The model achieved from BSQ training can be evaluated and finetuned with cifar_finetune.py
.
For evaluation, run
python cifar_finetune.py -a resnet --depth 20 --model checkpoints/cifar10/xxx/checkpoint.pth.tar --Nbits 8 --act 4 --bin --evaluate
xxx
in the command should be replaced with the folder used to save the BSQ trained model. Note that only model in bit representation can be evaluated in this way. The testing accuracy, the precentage of 1s in each bit of each layer's weight and the precision assigned to each layer will be printed in the output.

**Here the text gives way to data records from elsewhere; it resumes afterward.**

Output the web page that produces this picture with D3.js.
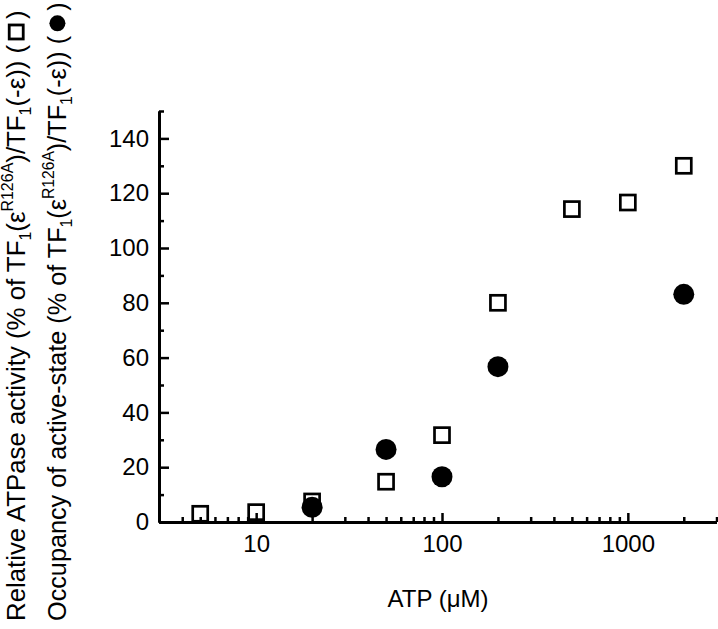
<!DOCTYPE html>
<html>
<head>
<meta charset="utf-8">
<script src="https://cdn.jsdelivr.net/npm/d3@7"></script>
<style>
  body { margin: 0; background: #fff; }
  svg { display: block; font-family: "Liberation Sans", Arial, sans-serif; }
</style>
</head>
<body>
<script>
// ATP concentrations (uM) and values
var atpSquare = [5, 10, 20, 50, 100, 200, 500, 1000, 2000];
var activity = [3.0, 3.6, 7.5, 14.7, 31.7, 80.0, 114.2, 116.6, 130.0];

var atpCircle = [20, 50, 100, 200, 2000];
var occupancy = [5.4, 26.5, 16.5, 56.7, 83.1];

var yMajor = [0, 20, 40, 60, 80, 100, 120, 140];
var yMinor = [10, 30, 50, 70, 90, 110, 130, 150];
var xMajor = [10, 100, 1000];
var xMinor = [4, 5, 6, 7, 8, 9, 20, 30, 40, 50, 60, 70, 80, 90,
              200, 300, 400, 500, 600, 700, 800, 900, 2000, 3000];

var w = 718, h = 629;

var svg = d3.select("body").append("svg")
    .attr("width", w)
    .attr("height", h);

var x = d3.scaleLog().domain([3, 3000]).range([159, 716.5]);
var y = d3.scaleLinear().domain([0, 150]).range([522, 111]);

// y axis
svg.append("g")
    .attr("transform", "translate(" + x.range()[0] + ",0)")
    .call(d3.axisLeft(y).tickValues(yMajor).tickSize(-10).tickSizeOuter(0).tickPadding(10));
svg.append("g")
    .attr("transform", "translate(" + x.range()[0] + ",0)")
    .call(d3.axisLeft(y).tickValues(yMinor).tickSize(-5).tickSizeOuter(0).tickFormat(""));

// x axis
svg.append("g")
    .attr("transform", "translate(0," + y(0) + ")")
    .call(d3.axisBottom(x).tickValues(xMajor).tickSize(-9).tickSizeOuter(0).tickPadding(13)
      .tickFormat(d3.format("d")));
svg.append("g")
    .attr("transform", "translate(0," + y(0) + ")")
    .call(d3.axisBottom(x).tickValues(xMinor).tickSize(-5).tickSizeOuter(0).tickFormat(""));

svg.selectAll(".domain").attr("stroke", "#000").attr("stroke-width", 3);
svg.selectAll(".tick line").attr("stroke", "#000").attr("stroke-width", 2.5);
svg.selectAll(".tick text")
    .attr("font-size", "24px")
    .attr("font-family", "Liberation Sans, Arial, sans-serif")
    .attr("fill", "#000");

// points
svg.selectAll("rect.pt")
   .data(atpSquare)
   .enter()
   .append("rect")
   .attr("class", "pt")
   .attr("x", function(d) { return x(d) - 7.5; })
   .attr("y", function(d, i) { return y(activity[i]) - 7.5; })
   .attr("width", 15)
   .attr("height", 15)
   .attr("fill", "none")
   .attr("stroke", "#000")
   .attr("stroke-width", 2.7);

svg.selectAll("circle.pt")
   .data(atpCircle)
   .enter()
   .append("circle")
   .attr("class", "pt")
   .attr("cx", function(d) { return x(d); })
   .attr("cy", function(d, i) { return y(occupancy[i]); })
   .attr("r", 10.5)
   .attr("fill", "#000");

// x title
svg.append("text")
   .attr("x", 438)
   .attr("y", 607)
   .attr("text-anchor", "middle")
   .attr("font-size", "24px")
   .attr("fill", "#000")
   .text("ATP (\u03bcM)");

// y titles (two rotated lines, with a marker shape at the end)
var yTitles = [
  { x: 25, len: 611, start: "Relative ATPase activity (% of TF", marker: "square" },
  { x: 66, len: 619, start: "Occupancy of active-state (% of TF", marker: "circle" }
];

yTitles.forEach(function(t) {
  var g = svg.append("g")
      .attr("transform", "translate(" + t.x + ",621) rotate(-90)");
  var txt = g.append("text")
      .attr("x", 0)
      .attr("y", 0)
      .attr("font-size", "24px")
      .attr("fill", "#000");
  txt.append("tspan").text(t.start);
  txt.append("tspan").attr("font-size", "0.62em").attr("dy", "0.4em").text("1");
  txt.append("tspan").attr("dy", "-0.25em").text("(\u03b5");
  txt.append("tspan").attr("font-size", "0.62em").attr("dy", "-0.75em").text("R126A");
  txt.append("tspan").attr("dy", "0.46em").text(")/TF");
  txt.append("tspan").attr("font-size", "0.62em").attr("dy", "0.4em").text("1");
  txt.append("tspan").attr("dy", "-0.25em").text("(-\u03b5)) (\u2003)");

  // fit the line to the length it has in the figure
  var node = txt.node();
  var fs = 24 * t.len / node.getComputedTextLength();
  txt.attr("font-size", fs + "px");

  // marker drawn in the gap between the last parentheses
  var n = node.getNumberOfChars();
  var box = node.getExtentOfChar(n - 2);
  var cx = box.x + box.width / 2;
  var cy = -0.34 * fs;
  if (t.marker == "square") {
    g.append("rect")
     .attr("x", cx - 7).attr("y", cy - 7)
     .attr("width", 14).attr("height", 14)
     .attr("fill", "none").attr("stroke", "#000").attr("stroke-width", 2.8);
  } else {
    g.append("circle")
     .attr("cx", cx).attr("cy", cy).attr("r", 8)
     .attr("fill", "#000");
  }
});
</script>
</body>
</html>
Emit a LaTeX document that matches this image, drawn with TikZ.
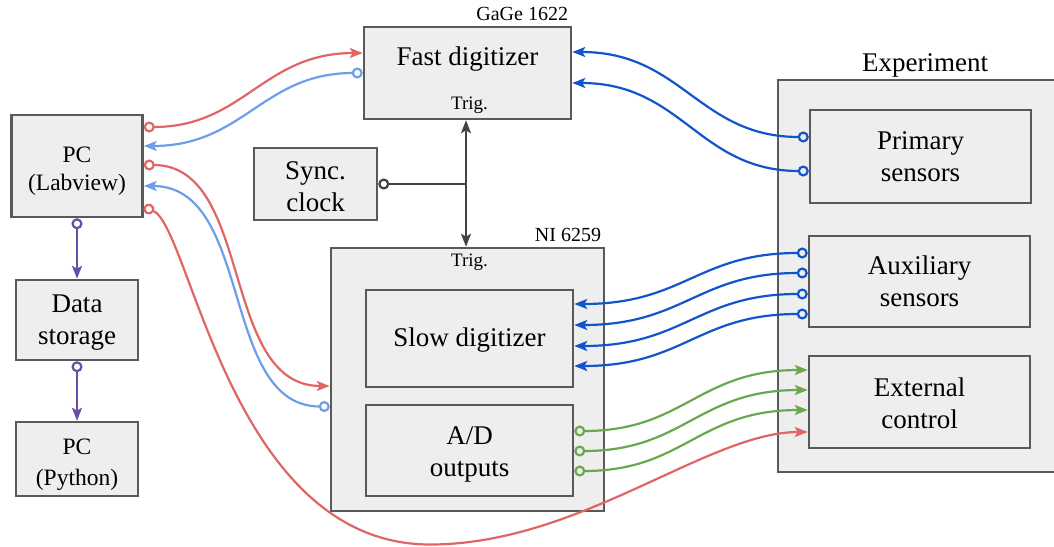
\documentclass[tikz,border=0pt]{standalone}
\usepackage{fontspec}
\setmainfont{Liberation Serif}
\usetikzlibrary{arrows.meta}

\definecolor{boxfill}{HTML}{EEEEEE}
\definecolor{boxedge}{HTML}{595959}
\definecolor{wirered}{HTML}{E06666}
\definecolor{wirelight}{HTML}{6D9EEB}
\definecolor{wireblue}{HTML}{1155CC}
\definecolor{wiregreen}{HTML}{6AA84F}
\definecolor{wirepurple}{HTML}{674EA7}
\definecolor{wiregray}{HTML}{434343}

% invisible strut that pushes a box's text down
\newcommand{\boxlift}[1]{\rule{0pt}{#1}}

\begin{document}
\begin{tikzpicture}[x=1pt,y=-1pt]
\tikzstyle{every node}+=[inner sep=0pt]
\tikzstyle{unit}=[draw=boxedge,fill=boxfill,line width=2.5pt,align=center,font=\fontsize{27}{32}\selectfont]
\tikzstyle{pcunit}=[unit,font=\fontsize{23.5}{28}\selectfont]
\tikzstyle{tag}=[font=\fontsize{20}{24}\selectfont]
\tikzstyle{trig}=[font=\fontsize{19}{22}\selectfont]
\tikzstyle{link}=[line width=2.2pt,{Circle[open,length=11pt,width=11pt]}-{Stealth[length=13pt,width=10pt,inset=3pt]}]
\useasboundingbox (0,0) rectangle (1054,546);

% left column: acquisition PC, storage, offline PC
\node[pcunit,minimum width=131pt,minimum height=102pt] (labpc) at (77,166) {\boxlift{25.6pt}PC\\(Labview)};
\node[unit,minimum width=122pt,minimum height=80pt] (store) at (77,320) {\boxlift{23.4pt}Data\\storage};
\node[pcunit,font=\fontsize{23.5}{31}\selectfont,minimum width=122pt,minimum height=74pt] (pypc) at (77,459) {\boxlift{27.6pt}PC\\(Python)};

% digitizers and clock
\node[unit,minimum width=207pt,minimum height=92pt] (fast) at (467.5,73) {};
\node[anchor=base,font=\fontsize{27}{32}\selectfont] (fastname) at ([yshift=-40pt]fast.north) {Fast digitizer};
\node[trig,anchor=base] (fasttrig) at ([xshift=2pt,yshift=11pt]fast.south) {Trig.};
\node[tag,anchor=base east] (fasttag) at ([xshift=-4pt,yshift=5pt]fast.north east) {GaGe 1622};
\node[unit,minimum width=123pt,minimum height=72pt] (sync) at (315.5,184) {\boxlift{22.4pt}Sync.\\clock};
\node[unit,minimum width=273pt,minimum height=263pt] (ni) at (467.5,379.5) {};
\node[trig,anchor=base] (nitrig) at ([xshift=2pt,yshift=-20pt]ni.north) {Trig.};
\node[tag,anchor=base east] (nitag) at ([xshift=-4pt,yshift=5pt]ni.north east) {NI 6259};
\node[unit,minimum width=207pt,minimum height=97pt] (slow) at (469.5,338.5) {\boxlift{22.4pt}Slow digitizer};
\node[unit,minimum width=207pt,minimum height=91pt] (ad) at (469.5,450.5) {\boxlift{26.4pt}A/D\\outputs};

% experiment side
\node[unit,minimum width=286pt,minimum height=392pt] (exp) at (921,276) {};
\node[anchor=base,font=\fontsize{27}{32}\selectfont] (expname) at ([xshift=4pt,yshift=7pt]exp.north) {Experiment};
\node[unit,minimum width=221pt,minimum height=93pt] (prim) at (920.5,156.5) {Primary\\sensors};
\node[unit,minimum width=221pt,minimum height=91pt] (aux) at (919.5,281.5) {Auxiliary\\sensors};
\node[unit,minimum width=221pt,minimum height=92pt] (ext) at (919.5,402) {\boxlift{20.4pt}External\\control};

% PC <-> digitizers
\draw[link,wirered] ([yshift=39pt]labpc.east) .. controls +(100,0) and +(-100,0) .. ([yshift=20pt]fast.west);
\draw[link,wirelight] (fast.west) .. controls +(-100,0) and +(100,0) .. ([yshift=20pt]labpc.east);
\draw[link,wirered] ([yshift=1pt]labpc.east) .. controls +(110,0) and +(-110,0) .. ([yshift=-6.5pt]ni.west);
\draw[link,wirelight] ([yshift=-27pt]ni.west) .. controls +(-110,0) and +(110,0) .. ([yshift=-20pt]labpc.east);
\coordinate (dip) at (430,544.5);
\draw[link,wirered] ([yshift=-41pt]labpc.east) .. controls +(47,19) and +(-200,0) .. (dip)
  .. controls +(150,0) and +(-100,0) .. ([yshift=-30pt]ext.west);

% data path
\draw[link,wirepurple] (labpc.south) -- (store.north);
\draw[link,wirepurple] (store.south) -- (pypc.north);

% clock distribution
\coordinate (junc) at (466,184);
\draw[wiregray,line width=2.2pt,{Circle[open,length=11pt,width=11pt]}-] (sync.east) -- (junc);
\draw[wiregray,line width=2.2pt,{Stealth[length=13pt,width=10pt,inset=3pt]}-{Stealth[length=13pt,width=10pt,inset=3pt]}] (junc |- fast.south) -- (junc |- ni.north);

% sensors -> digitizers
\foreach \s/\t in {19.5/21,-14.5/-10}
  \draw[link,wireblue] ([yshift=\s pt]prim.west) .. controls +(-110,0) and +(110,0) .. ([yshift=\t pt]fast.east);
\foreach \s/\t in {28.5/34.5,8.5/13.5,-12.5/-7.5,-32.5/-27.5}
  \draw[link,wireblue] ([yshift=\s pt]aux.west) .. controls +(-110,0) and +(110,0) .. ([yshift=\t pt]slow.east);

% outputs -> external control
\foreach \s/\t in {19.5/32,-0.5/12,-20.5/-8}
  \draw[link,wiregreen] ([yshift=\s pt]ad.east) .. controls +(110,0) and +(-110,0) .. ([yshift=\t pt]ext.west);
\end{tikzpicture}
\end{document}
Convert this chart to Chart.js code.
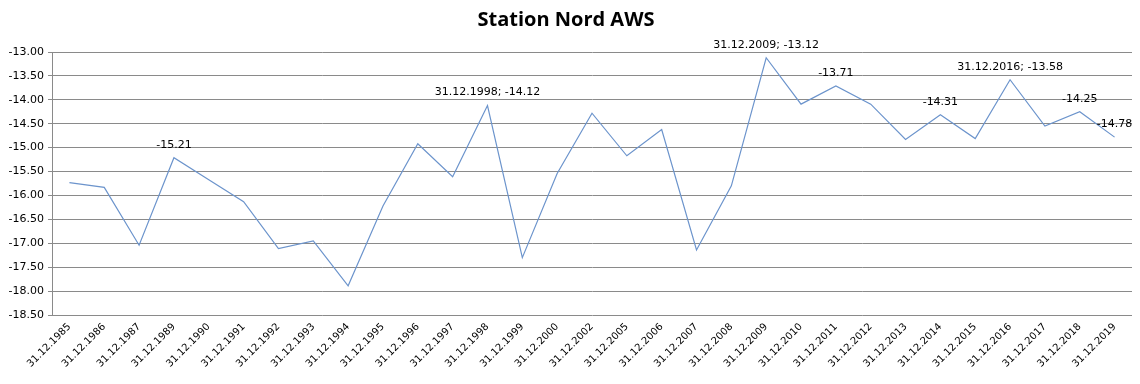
<!DOCTYPE html>
<html>
<head>
<meta charset="utf-8">
<script src="https://cdn.jsdelivr.net/npm/chart.js@4"></script>
<style>
  html, body { margin: 0; padding: 0; background: #fff; }
  #wrap { width: 1140px; height: 384px; }
</style>
</head>
<body>
<div id="wrap"><canvas id="stationChart" width="1140" height="384"></canvas></div>
<script>
const dates = ['31.12.1985', '31.12.1986', '31.12.1987', '31.12.1989', '31.12.1990', '31.12.1991',
  '31.12.1992', '31.12.1993', '31.12.1994', '31.12.1995', '31.12.1996', '31.12.1997', '31.12.1998',
  '31.12.1999', '31.12.2000', '31.12.2002', '31.12.2005', '31.12.2006', '31.12.2007', '31.12.2008',
  '31.12.2009', '31.12.2010', '31.12.2011', '31.12.2012', '31.12.2013', '31.12.2014', '31.12.2015',
  '31.12.2016', '31.12.2017', '31.12.2018', '31.12.2019'];

const temps = [-15.73, -15.83, -17.04, -15.21, -15.67, -16.13,
  -17.11, -16.95, -17.89, -16.22, -14.92, -15.61, -14.12,
  -17.30, -15.54, -14.28, -15.17, -14.62, -17.14, -15.80,
  -13.12, -14.09, -13.71, -14.09, -14.83, -14.31, -14.81,
  -13.58, -14.55, -14.25, -14.78];

// points that carry a data label, and which of them also show the date
const labelledIdx = [3, 12, 20, 22, 25, 27, 29, 30];
const labelWithDate = [12, 20, 27];

const yMin = -18.5;
const yMax = -13.0;
const yStep = 0.5;

const labelFont = '11px "DejaVu Sans", sans-serif';

// draw the Excel-style data labels above selected points
const pointLabelPlugin = {
  id: 'pointLabels',
  afterDatasetsDraw(chart) {
    const ctx = chart.ctx;
    const meta = chart.getDatasetMeta(0);
    ctx.save();
    ctx.font = labelFont;
    ctx.fillStyle = '#000';
    ctx.textAlign = 'center';
    ctx.textBaseline = 'middle';
    labelledIdx.forEach(i => {
      const pt = meta.data[i];
      let text = temps[i].toFixed(2);
      if (labelWithDate.includes(i)) text = dates[i] + '; ' + text;
      ctx.fillText(text, pt.x, pt.y - 13);
    });
    ctx.restore();
  }
};

const ctx = document.getElementById('stationChart').getContext('2d');

new Chart(ctx, {
  type: 'line',
  data: {
    labels: dates,
    datasets: [{
      label: 'Station Nord AWS',
      data: temps,
      borderColor: '#6c94cc',
      borderWidth: 1.2,
      pointRadius: 0,
      tension: 0,
      fill: false
    }]
  },
  options: {
    responsive: false,
    animation: false,
    layout: { padding: { top: 6, right: 8, left: 0, bottom: 0 } },
    plugins: {
      legend: { display: false },
      tooltip: { enabled: false },
      title: {
        display: true,
        text: 'Station Nord AWS',
        color: '#000',
        font: { family: '"Open Sans", sans-serif', size: 20, weight: 'bold' },
        padding: { top: 2, bottom: 20 }
      }
    },
    scales: {
      x: {
        offset: true,
        grid: { display: false, drawTicks: false },
        border: { display: false },
        afterFit: scale => { scale.height = 69; },
        ticks: {
          color: '#000',
          font: { family: '"DejaVu Sans", sans-serif', size: 10 },
          minRotation: 45,
          maxRotation: 45,
          autoSkip: false,
          padding: 6
        }
      },
      y: {
        min: yMin,
        max: yMax,
        grid: { color: '#8a8a8a', lineWidth: 1, tickLength: 4 },
        border: { display: true, color: '#8a8a8a' },
        afterFit: scale => { scale.width = 52; },
        ticks: {
          stepSize: yStep,
          color: '#000',
          font: { family: '"DejaVu Sans", sans-serif', size: 11 },
          padding: 4,
          callback: v => v.toFixed(2)
        }
      }
    }
  },
  plugins: [pointLabelPlugin]
});
</script>
</body>
</html>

To further finetune the ahcieved model, use
python cifar_finetune.py -a resnet --depth 20 --epochs 300 --lr 0.01 --schedule 150 250 --gamma 0.1 --wd 1e-4 --model checkpoints/cifar10/xxx/checkpoint.pth.tar --checkpoint checkpoints/cifar10/xxx-ft --Nbits 8 --act 4 --bin >xxx-ft.txt
The quantization scheme will be fixed throughout the finetuning process. At the end of finetuning, the model with the highest testing accuracy will be stored in both bit representation and floating-point weights. The bit representation is saved in checkpoints/cifar10/xxx-ft/best_bin.pth.tar
and the floating-point model is saved in checkpoints/cifar10/xxx-ft/best_float.pth.tar
To convert a full-precision model, use
python convert.py -a resnet --depth 20 --model checkpoints/cifar10/resnet-20/model_best.pth.tar --dict checkpoints/cifar10/xxx/checkpoint.pth.tar --checkpoint checkpoints/cifar10/xxx-mp --Nbits 8 --act 4 >xxx-mp.txt
If the path in --dict
is provided, the model will be converted to the same quantization scheme as the model specified in --dict
. Otherwise the whole model will be quantized to the precision specified in --Nbits
. The converted model will be in bit representation, and will be saved in the folder specified in --checkpoint
. We use this code to achieve the 8-bit quantized model before BSQ training, and to achieve the "train from scratch" models that are further finetuned to be compared in Table 1.